Here are quick mentions of some highlights. (I enjoyed everything I saw! But these stand out in the memory.)
Clare O’Connor on Justin Bieber’s use of Christian iconography and symbolism, from his explicit identification with angels to more subtle choices of staging and lighting which implicitly suggest a Christian context.
Tim Quirk telling the story of how his 90s band, Too Much Joy, leapt to the defence of 2 Live Crew when they were in trouble for ‘obscene’ lyrics, covering the songs in question at the same club 2LC had got busted at. The media wouldn’t take the protest seriously; the Florida sheriff did.
Patrick St Michel on Japanese pop responses to Fukushima – while the highly managed idol industry stayed silent (or coy), fringe musicians got angry. Featured extraordinary videos by Japanese reggae veteran Rankin Taxi and independent Idol group Uniform Improvement Committee.
Andy Zax on paranoid records made by the American Right in the 60s, from box sets of 17-hour speeches by the founder of the John Birch Society to conservative attempts to beat the folkies and hippies at their own musical game. A prototype of future (and more successful, sadly) media takeovers.

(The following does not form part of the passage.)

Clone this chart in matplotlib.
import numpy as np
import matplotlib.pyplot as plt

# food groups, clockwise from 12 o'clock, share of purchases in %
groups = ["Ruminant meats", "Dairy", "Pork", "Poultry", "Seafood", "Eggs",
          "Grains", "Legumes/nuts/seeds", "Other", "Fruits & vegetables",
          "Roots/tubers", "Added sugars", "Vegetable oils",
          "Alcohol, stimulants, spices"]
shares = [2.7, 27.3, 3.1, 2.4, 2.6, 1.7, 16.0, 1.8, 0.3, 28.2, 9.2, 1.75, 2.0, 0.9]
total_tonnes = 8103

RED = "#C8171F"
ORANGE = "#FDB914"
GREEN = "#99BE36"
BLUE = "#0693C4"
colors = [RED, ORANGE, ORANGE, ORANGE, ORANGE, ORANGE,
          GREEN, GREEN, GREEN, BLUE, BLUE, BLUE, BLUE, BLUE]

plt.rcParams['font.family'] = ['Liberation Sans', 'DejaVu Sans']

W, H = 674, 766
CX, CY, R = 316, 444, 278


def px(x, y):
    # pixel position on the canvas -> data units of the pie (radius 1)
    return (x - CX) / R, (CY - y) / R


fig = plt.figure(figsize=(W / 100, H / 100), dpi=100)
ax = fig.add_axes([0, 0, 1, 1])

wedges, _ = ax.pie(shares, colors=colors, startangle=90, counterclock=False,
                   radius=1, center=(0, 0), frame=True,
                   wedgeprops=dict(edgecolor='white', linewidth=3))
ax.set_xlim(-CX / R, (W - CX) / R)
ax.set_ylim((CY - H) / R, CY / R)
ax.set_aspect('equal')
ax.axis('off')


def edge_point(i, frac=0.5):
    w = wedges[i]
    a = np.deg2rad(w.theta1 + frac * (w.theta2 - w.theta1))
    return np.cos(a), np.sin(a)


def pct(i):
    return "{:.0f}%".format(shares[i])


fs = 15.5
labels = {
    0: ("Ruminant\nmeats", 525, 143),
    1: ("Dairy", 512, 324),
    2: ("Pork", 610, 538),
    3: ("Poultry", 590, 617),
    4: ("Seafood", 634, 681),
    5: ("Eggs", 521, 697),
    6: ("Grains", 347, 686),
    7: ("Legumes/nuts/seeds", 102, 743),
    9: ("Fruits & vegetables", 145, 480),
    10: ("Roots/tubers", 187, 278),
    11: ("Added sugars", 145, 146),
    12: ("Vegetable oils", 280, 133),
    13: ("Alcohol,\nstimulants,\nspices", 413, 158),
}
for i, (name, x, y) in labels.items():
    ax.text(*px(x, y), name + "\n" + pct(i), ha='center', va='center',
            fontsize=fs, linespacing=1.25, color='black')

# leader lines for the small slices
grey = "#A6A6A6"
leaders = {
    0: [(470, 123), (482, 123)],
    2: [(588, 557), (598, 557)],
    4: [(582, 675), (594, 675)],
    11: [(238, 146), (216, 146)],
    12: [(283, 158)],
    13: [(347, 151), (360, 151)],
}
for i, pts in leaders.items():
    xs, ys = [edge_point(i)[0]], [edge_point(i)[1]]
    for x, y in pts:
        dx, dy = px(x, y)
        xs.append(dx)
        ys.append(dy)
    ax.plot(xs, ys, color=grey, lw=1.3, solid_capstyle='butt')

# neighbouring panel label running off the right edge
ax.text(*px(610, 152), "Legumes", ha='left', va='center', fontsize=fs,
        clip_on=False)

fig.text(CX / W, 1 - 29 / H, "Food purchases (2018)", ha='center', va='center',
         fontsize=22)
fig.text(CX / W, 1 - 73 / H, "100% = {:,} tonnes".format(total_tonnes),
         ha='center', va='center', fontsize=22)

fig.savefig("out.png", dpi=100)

Charity Singles! Both Chris Molanphy’s chart-oriented survey of the multi-vocal charity jamboree and the entire panel devoted to them on day 2. And still you feel there was more to be discussed. A highlight among highlights was Carl Wilson’s deconstruction of Canada’s mild-mannered and reproachful contribution to the cause, “Tears Are Not Enough”.
Sarah Messabauer’s sterling bit of ethnographic research on Allentown natives’ mixed reactions to Billy Joel’s post-industrial lament “Allentown” – one of the few presentations I saw to foreground the sung-about, not the singer, in political music.

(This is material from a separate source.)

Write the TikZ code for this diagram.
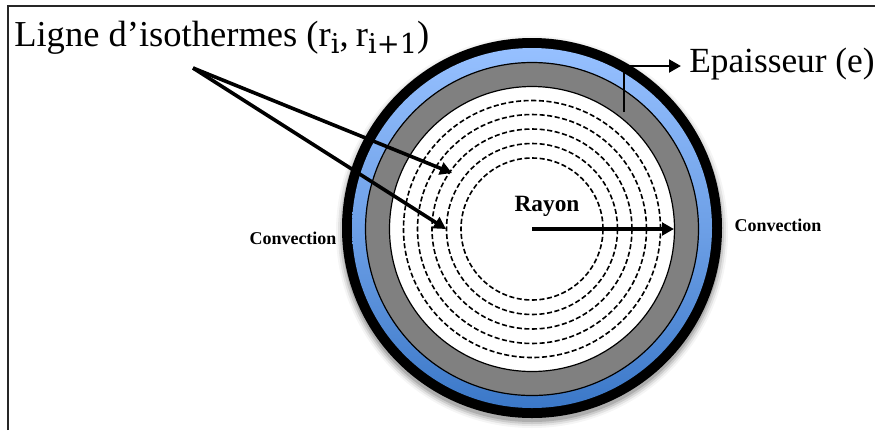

Glenn McDonald’s data machine built to identify which genres, micro-genres, and nanogenres have the most political skew among their listeners. (And why symphonic power metal has the least.)
Keith Harris on the rueful nostalgia of post-9/11 country music, the other side of the coin from ass-kicking nationalism (though still very much the same coin).
Damon Krutowski reframing the free music/paid music debate to be about signal and noise, arguing that signal is cheap and noise worth paying a premium for – a good way of talking about what was lost in the shift from physical media without sounding like a finger-wagging old-timer, and copacetic with the arguments I’ve been having about The Charts.
A fascinating paper by Katherine Meizel about a friend of hers who sold her voice as a vocaloid, and felt very uneasy at how her non-musical vocalisations (laughs, coughs, sighs) were also captured and sold. It expanded into a great discussion of vocal theft and loss in Western culture, from Echo to the Little Mermaid.
Laura Snapes happily naming names during a righteous kicking to the “Where has all the protest music gone?” subgenre of hot takes, whose supposedly right-on request for politically engaged pop just ends up reinforcing the existing hierarchies of the British music biz.
Hazel Sheffield on whether and why Sleaford Mods are mods – tracing the legacy of the 60s mods through Britpop and the post-Britpop disillusionment that plays a part in the bands origins, tying it in to the wider social trends that culminated in Brexit.
Actual dancing about actual architecture in Anna Leszkiewicz’ paper about brutalism and pop videos, focusing on how different acts used the Barbican’s architecture as setting and prop.
(This panel also had me talking about Eurovision and Brexit, which will be up here as soon as I can master the complex technical requirements needed, viz. I used some videos.)
Karen Tongson giving an enthusiastic primer on the Indigo Girls’ work and fandom, in which I learned that I am an Emily, not an Amy.
Eric Weisbard’s reconstruction of the history of pop writing and aesthetics as a pendulum swinging between the sentimental and the vernacular.
Elaine Kathryn Andres exploring the physicality – and the racialised reception – of blues singer Sugar Pie DeSanto, one of the few women blues performers to get much exposure during the European 60s blues boom.
And finally, that awesome paper on ‘boi band’ Every Direction by Jessica Pruett, with interviews with the five drag kings who take on the One Direction roles on stage, talking about how the performances intersect with their offstage sexuality and gender presentation.
So PopCon was an absolute treat, as it always is. Thanks as ever are due to Ann Powers and Eric Weisbard, who organise it, and the rest of the programme committee, and all the speakers and the very helpful and friendly MoPop staff. Should you go? If you have any interest in pop music, and can possibly afford it, yes, yes, yes.
(The photo shows the 22nd April Science March moving past MoPop, the museum the PopCon happens in.)